Risultato? Non erano loro e il set dei Sacred Reich era bello che iniziato.
Gli americani sono in forma (il buon Phil sotto tutti gli aspetti) e si sente: stanno portando in giro la celebrazione di Ignorance e sanno benissimo che il loro lavoro è quello di tirar fuori del thrash dal cilindro. Lo fanno e noi ringraziamo visto che ci danno dentro. Il pubblico apprezza, salta e fa pogo, cosa si vuole di più dal thrash?
Alla fine arrivano veramente i Wintersun e noi rimaniamo in disparte ad ascoltarli. Non riesco a farmeli piacere, non chiedetemi perché. E continuo a pensare, come opener dei Kreator doveva esserci un’altra band, non questi finnici. Evito i fan e le ragazze in estasi e vado a sedermi e riposare la schiena.
Cazzo, non ho più l’età.
Last but not least, ecco gli headliner di serata. Una giornata bella piena, visto che le band di tutto rispetto hanno messo un bel po’ di adrenalina sul palco (il bello delle band di seconda schiera è che si sbattono a suonare). I Kreator sono la ciliegina sulla torta di sabato 22, giornata dedicata al thrash/classic metal. I tedeschi hanno qualche soldo in più in banca, ma li usano male nei palazzetti: la scenografia è francamente imbarazzante. Fortuna che c’è la musica.

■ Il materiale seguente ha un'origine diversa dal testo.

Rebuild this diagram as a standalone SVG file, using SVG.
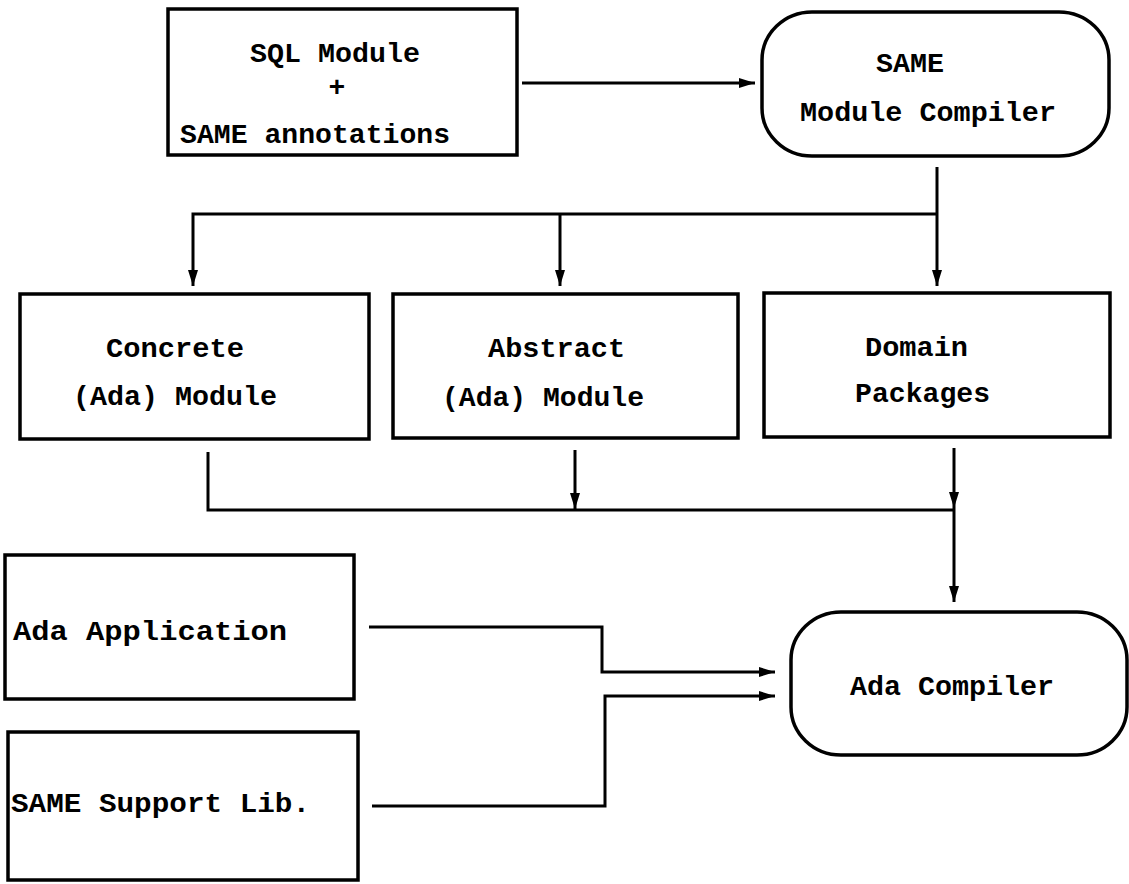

Mille e compari si comportano come fanno i teteski da che mondo è mondo: tirano su la faccia da battaglia e via verso nuove avventure.
Giudizio? I pezzi vecchi sono di un’altra categoria rispetto a quelli nuovi, che sono fratelli minori dei classici (sia come testi che come musica).
Ma questo è risaputo: un tempo le cose si facevano meglio e i parcheggi c’erano anche in centro. Se ne è accorto anche Petrozza che, con il revival del thrash, sta vivendo una seconda, gloriosa, giovinezza portando avanti uno show professionale, ben suonato e con alcuni highlight di successo.
Vorrei arrivare alla fine e dire: “vi ho fregati, i Kreator hanno rubato la scena a tutti“, ma non è così. I Demolition Hammer continuano a rimanere i vincitori della serata con buona pace di Petrozza e compagni.
Ma ho ancora una domanda: ma i Morbid Angel?